Exercise directions
Out of the lines below, please list those that hold the string "What".

(Figure scripts)
———

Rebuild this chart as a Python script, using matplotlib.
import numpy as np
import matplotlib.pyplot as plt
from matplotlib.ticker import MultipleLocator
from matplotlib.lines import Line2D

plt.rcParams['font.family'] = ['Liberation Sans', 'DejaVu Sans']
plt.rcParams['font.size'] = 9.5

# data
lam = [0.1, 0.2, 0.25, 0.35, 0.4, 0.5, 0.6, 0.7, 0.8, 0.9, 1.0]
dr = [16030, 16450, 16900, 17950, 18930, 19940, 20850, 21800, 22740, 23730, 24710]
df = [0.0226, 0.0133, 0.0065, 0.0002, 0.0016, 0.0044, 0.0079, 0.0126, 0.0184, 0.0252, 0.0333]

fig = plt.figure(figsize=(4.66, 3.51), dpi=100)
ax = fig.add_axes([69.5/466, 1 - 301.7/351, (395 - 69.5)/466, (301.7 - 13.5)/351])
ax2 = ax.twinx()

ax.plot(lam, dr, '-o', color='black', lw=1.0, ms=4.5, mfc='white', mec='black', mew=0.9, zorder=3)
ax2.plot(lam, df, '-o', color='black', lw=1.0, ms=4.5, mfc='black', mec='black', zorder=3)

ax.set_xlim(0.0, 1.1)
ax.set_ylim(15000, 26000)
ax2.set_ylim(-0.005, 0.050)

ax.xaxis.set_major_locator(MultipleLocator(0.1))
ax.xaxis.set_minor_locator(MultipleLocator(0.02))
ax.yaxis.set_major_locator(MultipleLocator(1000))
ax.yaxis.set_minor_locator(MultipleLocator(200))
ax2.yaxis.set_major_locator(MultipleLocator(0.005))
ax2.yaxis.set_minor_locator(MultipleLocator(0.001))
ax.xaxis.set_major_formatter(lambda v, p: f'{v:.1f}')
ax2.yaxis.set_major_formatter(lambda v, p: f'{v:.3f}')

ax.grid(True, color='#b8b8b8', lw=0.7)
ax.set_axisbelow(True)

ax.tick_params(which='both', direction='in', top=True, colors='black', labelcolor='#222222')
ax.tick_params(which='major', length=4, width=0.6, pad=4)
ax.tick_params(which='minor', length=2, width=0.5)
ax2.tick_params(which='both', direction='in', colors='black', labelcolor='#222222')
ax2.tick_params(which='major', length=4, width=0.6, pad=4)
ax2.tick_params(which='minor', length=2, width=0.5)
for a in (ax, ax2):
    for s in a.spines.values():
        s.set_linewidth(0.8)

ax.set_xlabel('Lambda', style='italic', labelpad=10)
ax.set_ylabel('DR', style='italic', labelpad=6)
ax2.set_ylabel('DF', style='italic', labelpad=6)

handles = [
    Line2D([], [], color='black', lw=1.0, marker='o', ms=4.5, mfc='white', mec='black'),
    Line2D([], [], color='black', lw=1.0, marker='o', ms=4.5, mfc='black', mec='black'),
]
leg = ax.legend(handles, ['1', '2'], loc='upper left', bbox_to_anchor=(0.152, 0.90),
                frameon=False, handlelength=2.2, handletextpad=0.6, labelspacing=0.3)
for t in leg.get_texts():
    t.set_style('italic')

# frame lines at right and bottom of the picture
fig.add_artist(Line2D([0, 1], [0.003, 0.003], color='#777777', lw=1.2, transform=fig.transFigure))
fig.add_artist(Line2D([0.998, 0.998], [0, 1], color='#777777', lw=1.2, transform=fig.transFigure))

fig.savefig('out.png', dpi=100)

———

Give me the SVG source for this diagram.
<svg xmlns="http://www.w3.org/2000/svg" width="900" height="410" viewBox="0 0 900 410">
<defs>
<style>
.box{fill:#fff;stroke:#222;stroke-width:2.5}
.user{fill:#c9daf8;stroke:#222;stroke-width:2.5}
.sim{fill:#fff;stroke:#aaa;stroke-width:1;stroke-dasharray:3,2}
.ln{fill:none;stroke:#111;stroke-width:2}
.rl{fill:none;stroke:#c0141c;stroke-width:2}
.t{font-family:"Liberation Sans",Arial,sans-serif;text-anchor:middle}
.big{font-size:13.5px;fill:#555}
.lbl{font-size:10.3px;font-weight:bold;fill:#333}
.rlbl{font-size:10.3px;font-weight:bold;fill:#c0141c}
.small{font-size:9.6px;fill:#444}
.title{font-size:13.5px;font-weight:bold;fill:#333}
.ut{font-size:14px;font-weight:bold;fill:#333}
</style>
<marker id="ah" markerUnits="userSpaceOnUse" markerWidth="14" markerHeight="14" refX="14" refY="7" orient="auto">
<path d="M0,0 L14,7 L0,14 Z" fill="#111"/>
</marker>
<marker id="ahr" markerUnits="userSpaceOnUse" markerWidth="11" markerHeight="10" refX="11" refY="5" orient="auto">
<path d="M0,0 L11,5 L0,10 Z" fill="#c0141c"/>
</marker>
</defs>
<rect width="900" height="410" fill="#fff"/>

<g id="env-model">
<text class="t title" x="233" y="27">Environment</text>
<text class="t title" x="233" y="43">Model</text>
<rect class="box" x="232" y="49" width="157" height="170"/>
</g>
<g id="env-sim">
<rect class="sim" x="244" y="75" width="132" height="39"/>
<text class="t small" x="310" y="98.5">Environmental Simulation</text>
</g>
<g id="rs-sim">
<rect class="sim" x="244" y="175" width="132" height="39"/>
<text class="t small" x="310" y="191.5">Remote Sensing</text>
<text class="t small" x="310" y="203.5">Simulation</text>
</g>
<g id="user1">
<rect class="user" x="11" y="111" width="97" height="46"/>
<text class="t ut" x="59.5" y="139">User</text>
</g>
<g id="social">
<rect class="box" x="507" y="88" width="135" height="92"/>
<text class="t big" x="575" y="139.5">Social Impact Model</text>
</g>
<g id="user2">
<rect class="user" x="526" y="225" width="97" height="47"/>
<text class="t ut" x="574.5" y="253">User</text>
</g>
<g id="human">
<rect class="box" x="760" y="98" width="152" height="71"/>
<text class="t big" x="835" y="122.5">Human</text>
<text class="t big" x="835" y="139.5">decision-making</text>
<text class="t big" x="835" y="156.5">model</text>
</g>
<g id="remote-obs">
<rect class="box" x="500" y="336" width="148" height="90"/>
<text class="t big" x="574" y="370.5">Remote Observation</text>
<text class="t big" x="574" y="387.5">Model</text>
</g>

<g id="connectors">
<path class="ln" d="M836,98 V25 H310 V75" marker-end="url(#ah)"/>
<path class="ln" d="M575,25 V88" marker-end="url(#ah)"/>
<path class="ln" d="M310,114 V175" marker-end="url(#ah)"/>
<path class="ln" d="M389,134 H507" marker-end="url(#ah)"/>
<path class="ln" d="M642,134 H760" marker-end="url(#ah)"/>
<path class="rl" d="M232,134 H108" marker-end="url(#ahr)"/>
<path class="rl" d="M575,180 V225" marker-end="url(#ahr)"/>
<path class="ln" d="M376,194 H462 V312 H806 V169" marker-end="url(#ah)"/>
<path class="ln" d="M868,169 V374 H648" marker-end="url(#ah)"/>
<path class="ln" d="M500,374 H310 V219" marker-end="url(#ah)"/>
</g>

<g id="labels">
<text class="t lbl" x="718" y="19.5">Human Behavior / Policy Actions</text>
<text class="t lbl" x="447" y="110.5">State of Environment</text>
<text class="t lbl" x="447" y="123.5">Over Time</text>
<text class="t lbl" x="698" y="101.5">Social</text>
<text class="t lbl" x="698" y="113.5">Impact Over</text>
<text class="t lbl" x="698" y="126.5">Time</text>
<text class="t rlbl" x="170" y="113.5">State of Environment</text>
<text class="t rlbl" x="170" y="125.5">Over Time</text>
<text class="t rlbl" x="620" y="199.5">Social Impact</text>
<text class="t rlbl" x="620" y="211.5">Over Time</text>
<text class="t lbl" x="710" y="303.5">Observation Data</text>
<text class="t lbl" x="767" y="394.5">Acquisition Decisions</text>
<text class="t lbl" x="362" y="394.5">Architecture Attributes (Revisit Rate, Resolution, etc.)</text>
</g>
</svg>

———

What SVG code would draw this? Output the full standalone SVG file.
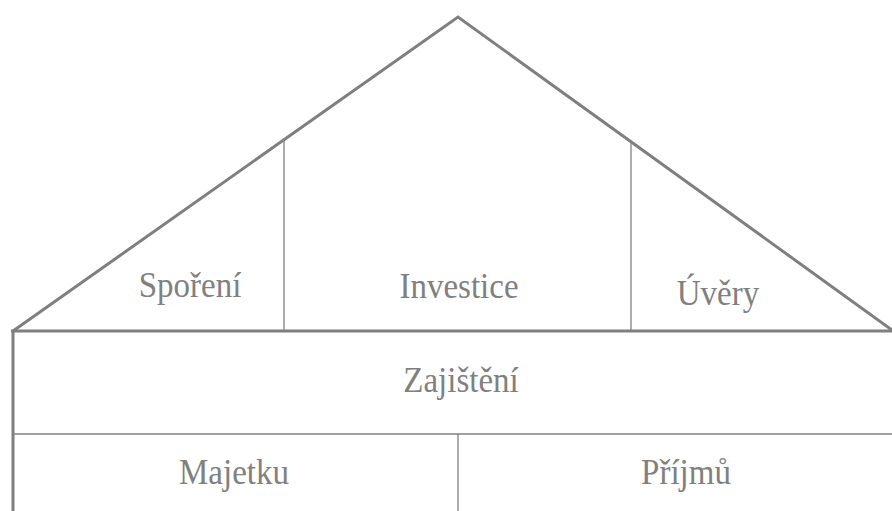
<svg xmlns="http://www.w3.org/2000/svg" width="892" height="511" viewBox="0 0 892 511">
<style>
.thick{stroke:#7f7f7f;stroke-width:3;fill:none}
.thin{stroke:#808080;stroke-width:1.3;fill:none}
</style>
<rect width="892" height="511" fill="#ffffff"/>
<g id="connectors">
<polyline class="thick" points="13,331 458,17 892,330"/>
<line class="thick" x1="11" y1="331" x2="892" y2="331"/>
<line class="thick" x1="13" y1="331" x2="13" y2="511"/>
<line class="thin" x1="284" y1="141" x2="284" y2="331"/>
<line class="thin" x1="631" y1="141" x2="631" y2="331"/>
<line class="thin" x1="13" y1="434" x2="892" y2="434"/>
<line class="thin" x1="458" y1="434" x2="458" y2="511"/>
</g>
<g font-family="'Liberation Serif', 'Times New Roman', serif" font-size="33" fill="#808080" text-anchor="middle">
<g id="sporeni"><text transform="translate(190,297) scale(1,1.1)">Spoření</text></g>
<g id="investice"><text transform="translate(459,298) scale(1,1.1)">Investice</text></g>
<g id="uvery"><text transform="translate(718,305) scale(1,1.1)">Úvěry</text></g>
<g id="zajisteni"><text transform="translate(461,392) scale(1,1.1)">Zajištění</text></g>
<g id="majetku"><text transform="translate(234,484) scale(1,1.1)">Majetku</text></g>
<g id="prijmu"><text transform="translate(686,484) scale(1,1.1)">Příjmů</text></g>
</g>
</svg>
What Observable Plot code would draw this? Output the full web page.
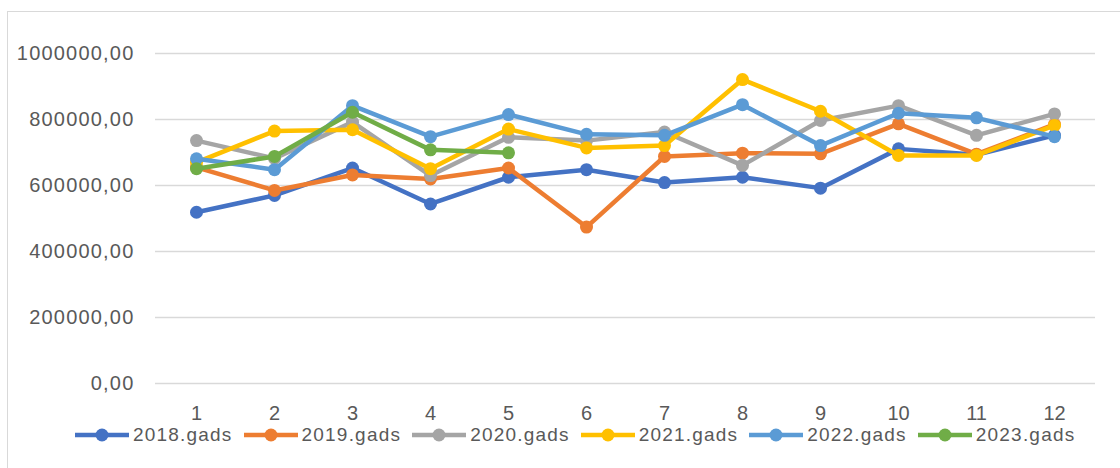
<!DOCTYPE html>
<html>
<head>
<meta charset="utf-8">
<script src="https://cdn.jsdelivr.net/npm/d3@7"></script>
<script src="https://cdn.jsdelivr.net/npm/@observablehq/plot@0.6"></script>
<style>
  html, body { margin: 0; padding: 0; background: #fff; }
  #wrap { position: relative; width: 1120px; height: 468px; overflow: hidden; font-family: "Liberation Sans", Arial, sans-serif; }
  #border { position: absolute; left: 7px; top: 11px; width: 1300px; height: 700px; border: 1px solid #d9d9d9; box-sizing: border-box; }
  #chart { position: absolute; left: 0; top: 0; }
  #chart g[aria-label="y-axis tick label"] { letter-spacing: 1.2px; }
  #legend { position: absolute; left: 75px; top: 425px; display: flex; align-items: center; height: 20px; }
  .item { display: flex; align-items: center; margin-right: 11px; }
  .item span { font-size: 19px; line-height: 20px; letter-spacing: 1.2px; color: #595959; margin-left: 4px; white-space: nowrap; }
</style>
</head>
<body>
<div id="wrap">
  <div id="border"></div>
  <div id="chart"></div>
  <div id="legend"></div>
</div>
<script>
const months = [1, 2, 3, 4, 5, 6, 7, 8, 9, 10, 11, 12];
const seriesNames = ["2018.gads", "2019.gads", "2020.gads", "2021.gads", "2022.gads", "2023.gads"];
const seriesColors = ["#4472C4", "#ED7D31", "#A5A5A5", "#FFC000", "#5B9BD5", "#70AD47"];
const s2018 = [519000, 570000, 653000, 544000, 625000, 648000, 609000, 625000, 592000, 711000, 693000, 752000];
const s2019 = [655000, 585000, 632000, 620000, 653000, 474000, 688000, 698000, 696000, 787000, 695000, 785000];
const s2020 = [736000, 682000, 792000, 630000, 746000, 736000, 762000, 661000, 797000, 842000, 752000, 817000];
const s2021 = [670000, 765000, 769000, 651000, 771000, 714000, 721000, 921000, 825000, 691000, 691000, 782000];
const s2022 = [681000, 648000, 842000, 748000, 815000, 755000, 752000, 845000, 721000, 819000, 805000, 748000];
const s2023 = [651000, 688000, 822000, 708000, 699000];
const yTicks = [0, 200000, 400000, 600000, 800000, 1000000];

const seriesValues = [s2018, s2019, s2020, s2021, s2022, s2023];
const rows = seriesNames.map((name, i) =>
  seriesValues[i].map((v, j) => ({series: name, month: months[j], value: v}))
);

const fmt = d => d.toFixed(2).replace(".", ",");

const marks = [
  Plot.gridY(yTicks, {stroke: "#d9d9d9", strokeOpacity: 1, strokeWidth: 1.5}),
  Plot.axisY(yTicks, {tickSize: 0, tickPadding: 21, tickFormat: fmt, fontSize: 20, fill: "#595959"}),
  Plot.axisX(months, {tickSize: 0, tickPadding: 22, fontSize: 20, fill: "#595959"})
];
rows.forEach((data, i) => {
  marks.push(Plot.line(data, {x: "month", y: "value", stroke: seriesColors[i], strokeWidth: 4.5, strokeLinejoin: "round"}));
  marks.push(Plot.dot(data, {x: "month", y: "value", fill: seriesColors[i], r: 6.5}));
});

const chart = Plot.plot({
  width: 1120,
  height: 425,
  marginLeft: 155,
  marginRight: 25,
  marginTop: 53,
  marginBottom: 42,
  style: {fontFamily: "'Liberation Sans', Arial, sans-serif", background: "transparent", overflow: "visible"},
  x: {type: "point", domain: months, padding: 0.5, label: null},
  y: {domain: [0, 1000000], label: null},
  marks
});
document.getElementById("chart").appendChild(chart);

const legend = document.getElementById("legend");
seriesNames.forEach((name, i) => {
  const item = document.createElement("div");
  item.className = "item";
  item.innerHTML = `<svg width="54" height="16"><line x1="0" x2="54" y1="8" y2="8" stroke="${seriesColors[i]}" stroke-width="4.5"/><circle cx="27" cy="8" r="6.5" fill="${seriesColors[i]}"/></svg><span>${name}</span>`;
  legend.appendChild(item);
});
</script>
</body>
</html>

———

The result
What SVG code would draw this? Output the full standalone SVG file.
What Observable Plot code would draw this? Output the full web page.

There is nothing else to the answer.